**WHAT TO DO**.
Filter for the word "chart" and keep each matching line.

---------- MATERIAL FOR THE TASK ----------

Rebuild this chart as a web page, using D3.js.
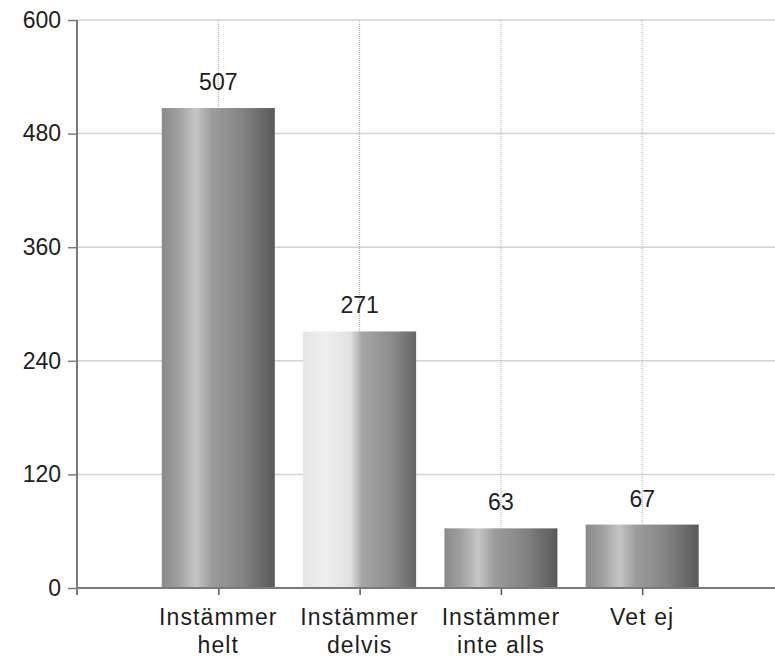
<!DOCTYPE html>
<html>
<head>
<meta charset="utf-8">
<script src="https://cdn.jsdelivr.net/npm/d3@7"></script>
<style>
  html, body { margin: 0; padding: 0; background: #fff; }
  text { font-family: "Liberation Sans", Arial, sans-serif; fill: #1e1e1e; }
</style>
</head>
<body>
<div id="chart"></div>
<script>
// chart data
var categories = ["Instämmer helt", "Instämmer delvis", "Instämmer inte alls", "Vet ej"];
var labelLines = [["Instämmer", "helt"], ["Instämmer", "delvis"], ["Instämmer", "inte alls"], ["Vet ej"]];
var values = [507, 271, 63, 67];
var yTicks = [0, 120, 240, 360, 480, 600];

var W = 775, H = 658;
var mLeft = 77, mTop = 20, mBottom = 588;

var svg = d3.select("#chart").append("svg").attr("width", W).attr("height", H);

// categories sit at 1..4 on a linear scale, the plot runs past the right edge
var x = d3.scaleLinear().domain([0, 5]).range([mLeft, mLeft + 706.5]);
var y = d3.scaleLinear().domain([0, 600]).range([mBottom, mTop]);
var step = x(1) - x(0);
var barW = step * 0.8;

// gradients, one per bar
var defs = svg.append("defs");
var stopsDark = [[0, "#8a8a8a"], [0.14, "#9e9e9e"], [0.3, "#c6c6c6"], [0.44, "#9c9c9c"], [0.7, "#858585"], [1, "#595959"]];
var stopsLight = [[0, "#e4e4e4"], [0.2, "#efefef"], [0.42, "#e0e0e0"], [0.52, "#a6a6a6"], [0.78, "#8c8c8c"], [1, "#656565"]];
var barStops = [stopsDark, stopsLight, stopsDark, stopsDark];

barStops.forEach(function(stops, i) {
    var g = defs.append("linearGradient").attr("id", "grad" + i)
        .attr("x1", "0%").attr("x2", "100%").attr("y1", "0%").attr("y2", "0%");
    g.selectAll("stop").data(stops).enter().append("stop")
        .attr("offset", function(d) { return d[0]; })
        .attr("stop-color", function(d) { return d[1]; });
});

// horizontal grid
svg.append("g").selectAll("line")
    .data(yTicks.filter(function(t) { return t > 0; }))
    .enter().append("line")
    .attr("x1", mLeft).attr("x2", W)
    .attr("y1", function(d) { return y(d); })
    .attr("y2", function(d) { return y(d); })
    .attr("stroke", "#d2d2d2").attr("stroke-width", 1.5);

// vertical dotted grid at category centers
svg.append("g").selectAll("line")
    .data(categories)
    .enter().append("line")
    .attr("x1", function(d, i) { return x(i + 1); })
    .attr("x2", function(d, i) { return x(i + 1); })
    .attr("y1", mTop).attr("y2", mBottom)
    .attr("stroke", "#a8a8a8").attr("stroke-width", 1)
    .attr("stroke-dasharray", "1,1");

// bars
svg.append("g").selectAll("rect")
    .data(values)
    .enter().append("rect")
    .attr("x", function(d, i) { return x(i + 1) - barW / 2; })
    .attr("width", barW)
    .attr("y", function(d) { return y(d); })
    .attr("height", function(d) { return y(0) - y(d); })
    .attr("fill", function(d, i) { return "url(#grad" + i + ")"; });

// value labels
svg.append("g").selectAll("text")
    .data(values)
    .enter().append("text")
    .attr("x", function(d, i) { return x(i + 1); })
    .attr("y", function(d) { return y(d) - 18; })
    .attr("text-anchor", "middle")
    .style("font-size", "23px")
    .text(function(d) { return d; });

// y axis
var yAxis = svg.append("g")
    .attr("transform", "translate(" + mLeft + ",0)")
    .call(d3.axisLeft(y).tickValues(yTicks).tickSize(9).tickPadding(7));
yAxis.select(".domain").remove();
yAxis.selectAll("line").attr("stroke", "#7a7a7a").attr("stroke-width", 1.5);
yAxis.selectAll("text").style("font-size", "23px").attr("fill", "#1e1e1e");
svg.append("line")
    .attr("x1", mLeft).attr("x2", mLeft).attr("y1", mTop).attr("y2", mBottom + 7)
    .attr("stroke", "#7a7a7a").attr("stroke-width", 2);

// x axis
var xAxis = svg.append("g")
    .attr("transform", "translate(0," + mBottom + ")")
    .call(d3.axisBottom(x).tickValues([1, 2, 3, 4]).tickSize(7).tickFormat(""));
xAxis.select(".domain").remove();
xAxis.selectAll("line").attr("stroke", "#555").attr("stroke-width", 1.5);
svg.append("line")
    .attr("x1", mLeft).attr("x2", W).attr("y1", mBottom).attr("y2", mBottom)
    .attr("stroke", "#7a7a7a").attr("stroke-width", 2);

// category labels
var cat = svg.append("g").selectAll("text")
    .data(labelLines)
    .enter().append("text")
    .attr("x", function(d, i) { return x(i + 1); })
    .attr("y", 625)
    .attr("text-anchor", "middle")
    .style("font-size", "23px")
    .style("letter-spacing", "1.1px");
cat.selectAll("tspan")
    .data(function(d, i) { return d.map(function(s) { return { s: s, i: i }; }); })
    .enter().append("tspan")
    .attr("x", function(d) { return x(d.i + 1); })
    .attr("dy", function(d, j) { return j === 0 ? 0 : 28; })
    .text(function(d) { return d.s; });
</script>
</body>
</html>
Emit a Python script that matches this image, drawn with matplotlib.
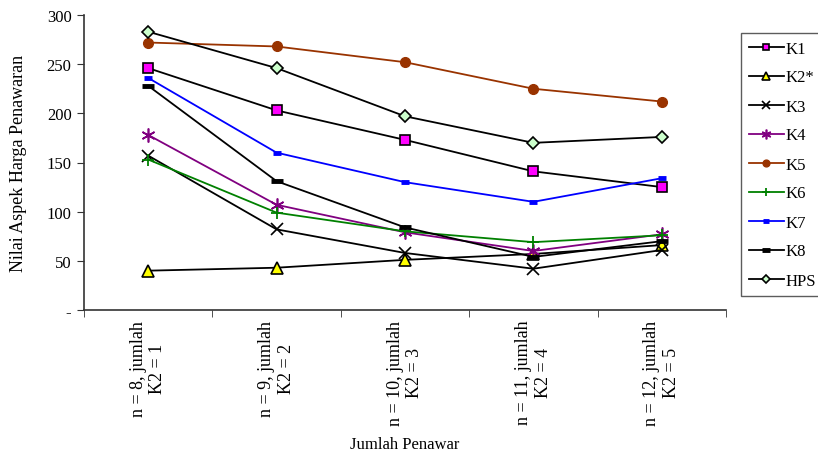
import matplotlib.pyplot as plt
from matplotlib.ticker import FixedLocator

plt.rcParams["font.family"] = ["Liberation Serif", "DejaVu Serif"]

# Kategori jumlah penawar
kategori = [
    "n = 8, jumlah\nK2 = 1",
    "n = 9, jumlah\nK2 = 2",
    "n = 10, jumlah\nK2 = 3",
    "n = 11, jumlah\nK2 = 4",
    "n = 12, jumlah\nK2 = 5",
]

# Nilai aspek harga penawaran per peserta
k1 = [246, 203, 173, 141, 125]
k2 = [40, 43, 51, 57, 66]
k3 = [157, 82, 58, 42, 61]
k4 = [178, 107, 79, 60, 77]
k5 = [272, 268, 252, 225, 212]
k6 = [153, 99, 80, 69, 76]
k7 = [236, 160, 130, 110, 134]
k8 = [228, 131, 84, 54, 70]
hps = [283, 246, 197, 170, 176]

yticks = [0, 50, 100, 150, 200, 250, 300]
ytick_labels = ["-", "50", "100", "150", "200", "250", "300"]

fig = plt.figure(figsize=(8.18, 4.52), dpi=100)
ax = fig.add_axes([84 / 818, 1 - 311 / 452, (726 - 84) / 818, (311 - 16) / 452])

x = list(range(len(kategori)))
lw = 1.3

ax.plot(x, k1, color="black", lw=lw, marker="s", ms=7, mfc="#FF00FF", mec="black", mew=1.2, label="K1")
ax.plot(x, k2, color="black", lw=lw, marker="^", ms=8, mfc="#FFFF00", mec="black", mew=1.2, label="K2*")
ax.plot(x, k3, color="black", lw=lw, marker="x", ms=8, mew=1.2, label="K3")
ax.plot(x, k4, color="#800080", lw=lw, marker=(6, 2, 0), ms=10, mew=1.2, label="K4")
ax.plot(x, k5, color="#993300", lw=lw, marker="o", ms=7, mfc="#993300", mec="#993300", label="K5")
ax.plot(x, k6, color="#008000", lw=lw, marker="+", ms=9, mew=1.3, label="K6")
ax.plot(x, k7, color="#0000FF", lw=lw, marker="_", ms=6, mew=3.5, label="K7")
ax.plot(x, k8, color="black", lw=lw, marker="_", ms=8, mew=3.5, label="K8")
ax.plot(x, hps, color="black", lw=lw, marker="D", ms=6, mfc="#CCFFCC", mec="black", mew=1.2, label="HPS")

ax.set_xlim(-0.5, len(kategori) - 0.5)
ax.set_ylim(0, 300)

ax.set_yticks(yticks)
ax.set_yticklabels(ytick_labels, fontsize=12)
ax.set_xticks(x)
ax.set_xticklabels(kategori, rotation=90, fontsize=13, ha="center", va="top",
                   multialignment="center")
ax.xaxis.set_minor_locator(FixedLocator([i - 0.5 for i in range(len(kategori) + 1)]))
ax.tick_params(axis="x", which="major", length=0, pad=7)
ax.tick_params(axis="x", which="minor", length=5, direction="out", color="#333333")
ax.tick_params(axis="y", length=5, direction="out", color="#333333", pad=4)

for side in ["top", "right"]:
    ax.spines[side].set_visible(False)
for side in ["left", "bottom"]:
    ax.spines[side].set_color("#333333")
    ax.spines[side].set_linewidth(1.2)

ax.set_ylabel("Nilai Aspek Harga Penawaran", fontsize=13, labelpad=14)
ax.set_xlabel("Jumlah Penawar", fontsize=12, labelpad=8)

leg = fig.legend(loc="upper left", bbox_to_anchor=(741 / 818, 1 - 34 / 452),
                 fontsize=12, frameon=True, fancybox=False, edgecolor="#333333",
                 handlelength=2.1, labelspacing=0.78, borderpad=0.45,
                 handletextpad=0.15, borderaxespad=0, markerscale=0.7)
leg.get_frame().set_linewidth(1.0)

fig.savefig("out.png", dpi=100)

----------

**RESPONSE TO THIS TASK**.
Rebuild this chart as a web page, using D3.js.
<div id="chart"></div>
// chart data
var svg = d3.select("#chart").append("svg").attr("width", W).attr("height", H);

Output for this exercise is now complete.